◆ **Problem details**
Take the lines from the one with "Give me the" through the one with "const yTicks = [3000, 4000, 5000, 6000, 7000, 8000, 9000, 10000]", both ends kept, and reproduce them exactly without the pictures.

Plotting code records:
********
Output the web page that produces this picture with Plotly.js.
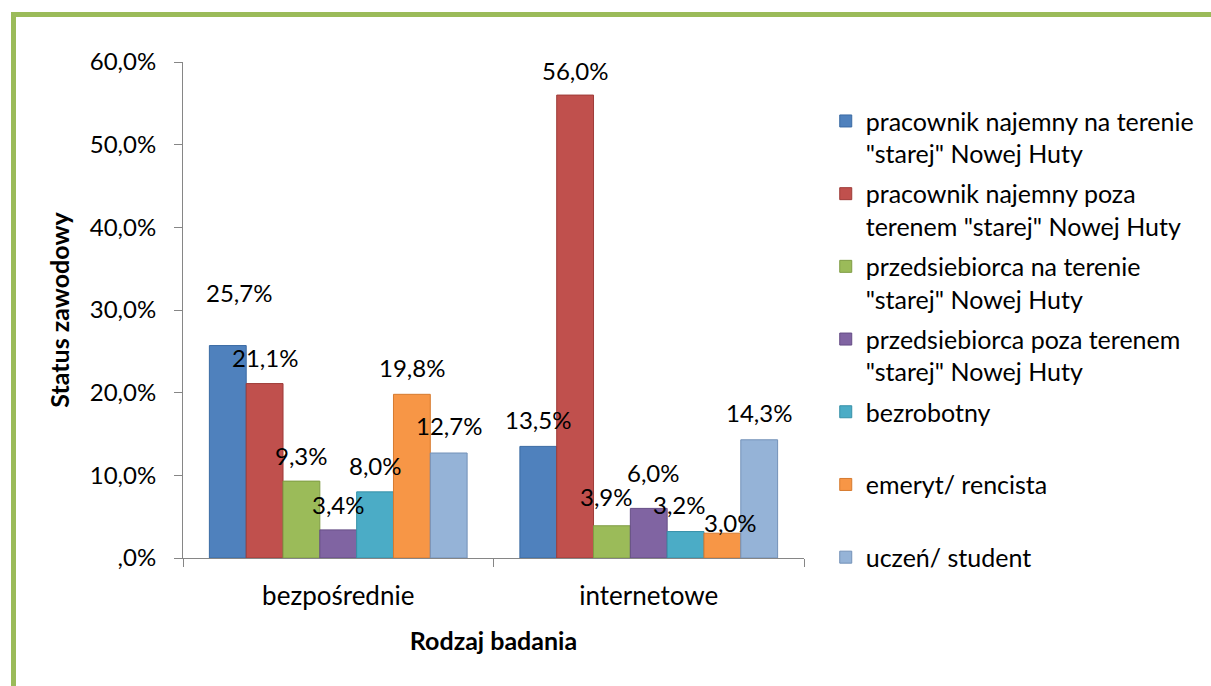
<!DOCTYPE html>
<html>
<head>
<meta charset="utf-8">
<script src="https://cdn.plot.ly/plotly-3.0.1.min.js"></script>
<style>
  html, body { margin: 0; padding: 0; background: #fff; }
  #frame { position: absolute; left: 11px; top: 12px; width: 1300px; height: 800px;
           border-left: 5px solid #9bbb59; border-top: 5px solid #9bbb59; pointer-events: none; z-index: 5; }
  #chart { position: absolute; left: 0; top: 0; width: 1211px; height: 686px; }
</style>
</head>
<body>
<div id="chart"></div>
<div id="frame"></div>
<script>
const categories = ["bezpośrednie", "internetowe"];
const seriesNames = [
  "pracownik najemny na terenie<br>\"starej\" Nowej Huty",
  "pracownik najemny poza<br>terenem \"starej\" Nowej Huty",
  "przedsiebiorca na terenie<br>\"starej\" Nowej Huty",
  "przedsiebiorca poza terenem<br>\"starej\" Nowej Huty",
  "bezrobotny<br>\u00a0",
  "emeryt/ rencista<br>\u00a0",
  "uczeń/ student<br>\u00a0"
];
const seriesValues = [
  [25.7, 13.5],
  [21.1, 56.0],
  [9.3, 3.9],
  [3.4, 6.0],
  [8.0, 3.2],
  [19.8, 3.0],
  [12.7, 14.3]
];
const seriesColors = ["#4f81bd", "#c0504d", "#9bbb59", "#8064a2", "#4bacc6", "#f79646", "#95b3d7"];
const lineColors = ["#3a6aa3", "#9e3b38", "#7f9c44", "#654d86", "#3690a8", "#d67a2f", "#7391b8"];
const yTickVals = [0, 10, 20, 30, 40, 50, 60];
const yTickText = [",0%", "10,0%", "20,0%", "30,0%", "40,0%", "50,0%", "60,0%"];
// label nudges [series][category] in px, as placed in the original chart
const labelShiftY = [[53, 27], [26, 25], [26, 29], [25, 36], [26, 27], [27, 11], [28, 27]];
const labelShiftX = [[11, 0], [0, 0], [0, -5], [0, 5], [0, -6], [0, 8], [0, 0]];

const fmt = v => v.toFixed(1).replace('.', ',') + '%';
const FONT = 'Lato, "Open Sans", sans-serif';
const BARGAP = 0.17;
const nSeries = seriesNames.length;

const traces = seriesNames.map((name, i) => ({
  type: 'bar',
  name: name,
  x: categories,
  y: seriesValues[i],
  marker: { color: seriesColors[i], line: { color: lineColors[i], width: 1 } },
  legendgroup: 'g' + i,
  hoverinfo: 'none'
}));

const barW = (1 - BARGAP) / nSeries;
const annotations = [];
seriesValues.forEach((vals, i) => {
  vals.forEach((v, c) => {
    annotations.push({
      x: c - (1 - BARGAP) / 2 + (i + 0.5) * barW,
      y: v, xref: 'x', yref: 'y',
      text: fmt(v), showarrow: false,
      xanchor: 'center', yanchor: 'middle',
      yshift: labelShiftY[i][c], xshift: labelShiftX[i][c],
      font: { family: FONT, size: 24, color: '#000' }
    });
  });
});

const layout = {
  width: 1211, height: 686,
  margin: { l: 183, r: 401, t: 62, b: 128 },
  paper_bgcolor: '#fff', plot_bgcolor: '#fff',
  barmode: 'group', bargap: BARGAP, bargroupgap: 0,
  font: { family: FONT, size: 24, color: '#000' },
  showlegend: true,
  legend: {
    x: 1.035, y: 0.927, xanchor: 'left', yanchor: 'top',
    valign: 'top', tracegroupgap: 4.7, itemwidth: 30,
    font: { family: FONT, size: 25, color: '#000' },
    bgcolor: 'rgba(0,0,0,0)'
  },
  annotations: annotations,
  xaxis: {
    type: 'category', range: [-0.5, 1.5],
    showline: true, linecolor: '#868686', linewidth: 1,
    ticks: 'outside', ticklen: 8, tickcolor: '#868686', tickson: 'boundaries',
    ticklabelstandoff: 15,
    showgrid: false, zeroline: false,
    tickfont: { family: FONT, size: 26 },
    title: { text: '<b>Rodzaj badania</b>', font: { family: FONT, size: 25 }, standoff: 22 }
  },
  yaxis: {
    range: [0, 60], tickvals: yTickVals, ticktext: yTickText,
    showline: true, linecolor: '#868686', linewidth: 1,
    ticks: 'outside', ticklen: 8, tickcolor: '#868686',
    ticklabelstandoff: 13,
    showgrid: false, zeroline: false,
    tickfont: { family: FONT, size: 24 },
    title: { text: '<b>Status zawodowy</b>', font: { family: FONT, size: 25 }, standoff: 12 }
  }
};

Plotly.newPlot('chart', traces, layout, { displayModeBar: false, staticPlot: true });
</script>
</body>
</html>
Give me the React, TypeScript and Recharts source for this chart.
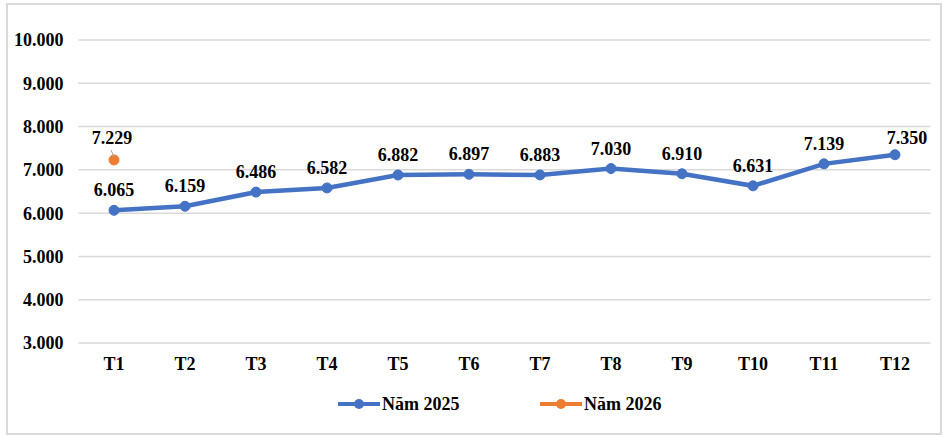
import { LineChart, Line, XAxis, YAxis, CartesianGrid, Legend, LabelList } from 'recharts'

const months = ['T1', 'T2', 'T3', 'T4', 'T5', 'T6', 'T7', 'T8', 'T9', 'T10', 'T11', 'T12']
const nam2025 = [6065, 6159, 6486, 6582, 6882, 6897, 6883, 7030, 6910, 6631, 7139, 7350]
const nam2026: (number | null)[] = [7229, null, null, null, null, null, null, null, null, null, null, null]
const yTicks = [3000, 4000, 5000, 6000, 7000, 8000, 9000, 10000]

const BLUE = '#4472C4'
const ORANGE = '#ED7D31'
const FONT = '"Liberation Serif", "Times New Roman", serif'
const FS = 18

const fmt = (v: number) => v.toLocaleString('de-DE')

const chartData = months.map((m, i) => ({ month: m, y2025: nam2025[i], y2026: nam2026[i] }))

function Label2025(props: any) {
  const { x, y, value, index } = props
  if (value == null) return null
  const dx = index === 11 ? 12 : 0
  const dy = index === 11 ? -11 : -14
  return (
    <text x={x + dx} y={y + dy} textAnchor="middle" fontFamily={FONT} fontWeight="bold" fontSize={FS} fill="#000">
      {fmt(value)}
    </text>
  )
}

function Label2026(props: any) {
  const { x, y, value } = props
  if (value == null) return null
  return (
    <g>
      <line x1={x - 3} y1={y - 10} x2={x} y2={y - 3} stroke="#a6a6a6" strokeWidth={1} />
      <text x={x - 2} y={y - 16} textAnchor="middle" fontFamily={FONT} fontWeight="bold" fontSize={FS} fill="#000">
        {fmt(value)}
      </text>
    </g>
  )
}

function LegendContent() {
  const items = [
    { name: 'Năm 2025', color: BLUE, x: 338 },
    { name: 'Năm 2026', color: ORANGE, x: 540 },
  ]
  return (
    <svg width={947} height={30}>
      {items.map((it) => (
        <g key={it.name}>
          <line x1={it.x} y1={15} x2={it.x + 42} y2={15} stroke={it.color} strokeWidth={4} />
          <circle cx={it.x + 21} cy={15} r={5} fill={it.color} />
          <text x={it.x + 44} y={21} fontFamily={FONT} fontWeight="bold" fontSize={FS} fill="#000">
            {it.name}
          </text>
        </g>
      ))}
    </svg>
  )
}

export default function App() {
  return (
    <div style={{ position: 'absolute', left: 0, top: 0, width: 947, height: 435, background: '#fff' }}>
      <div
        style={{
          position: 'absolute',
          left: 6,
          top: 3,
          width: 932,
          height: 428,
          border: '2px solid #d9d9d9',
        }}
      />
      <LineChart width={947} height={435} data={chartData} margin={{ top: 40, right: 16.5, left: 8.5, bottom: 62 }}>
        <CartesianGrid vertical={false} stroke="#d9d9d9" strokeWidth={1.5} />
        <XAxis
          dataKey="month"
          axisLine={false}
          tickLine={false}
          tickSize={0}
          tickMargin={14}
          height={30}
          padding={{ left: 35.5, right: 35.5 }}
          tick={{ fontFamily: FONT, fontWeight: 'bold', fontSize: FS, fill: '#000' }}
        />
        <YAxis
          domain={[3000, 10000]}
          ticks={yTicks}
          width={70}
          axisLine={false}
          tickLine={false}
          tickSize={0}
          tickMargin={15}
          tickFormatter={fmt}
          tick={{ fontFamily: FONT, fontWeight: 'bold', fontSize: FS, fill: '#000' }}
        />
        <Legend
          verticalAlign="middle"
          layout="horizontal"
          content={<LegendContent />}
          wrapperStyle={{ top: 389, left: 0, width: 947, height: 30 }}
        />
        <Line
          dataKey="y2025"
          name="Năm 2025"
          stroke={BLUE}
          strokeWidth={4.5}
          dot={{ r: 5, fill: BLUE, stroke: BLUE, strokeWidth: 1 }}
          isAnimationActive={false}
        >
          <LabelList dataKey="y2025" content={<Label2025 />} />
        </Line>
        <Line
          dataKey="y2026"
          name="Năm 2026"
          stroke={ORANGE}
          strokeWidth={4.5}
          dot={{ r: 5, fill: ORANGE, stroke: ORANGE, strokeWidth: 1 }}
          isAnimationActive={false}
        >
          <LabelList dataKey="y2026" content={<Label2026 />} />
        </Line>
      </LineChart>
    </div>
  )
}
********
◆ **Output for this exercise**
Give me the React, TypeScript and Recharts source for this chart.
import { LineChart, Line, XAxis, YAxis, CartesianGrid, Legend, LabelList } from 'recharts'

const months = ['T1', 'T2', 'T3', 'T4', 'T5', 'T6', 'T7', 'T8', 'T9', 'T10', 'T11', 'T12']
const nam2025 = [6065, 6159, 6486, 6582, 6882, 6897, 6883, 7030, 6910, 6631, 7139, 7350]
const nam2026: (number | null)[] = [7229, null, null, null, null, null, null, null, null, null, null, null]
const yTicks = [3000, 4000, 5000, 6000, 7000, 8000, 9000, 10000]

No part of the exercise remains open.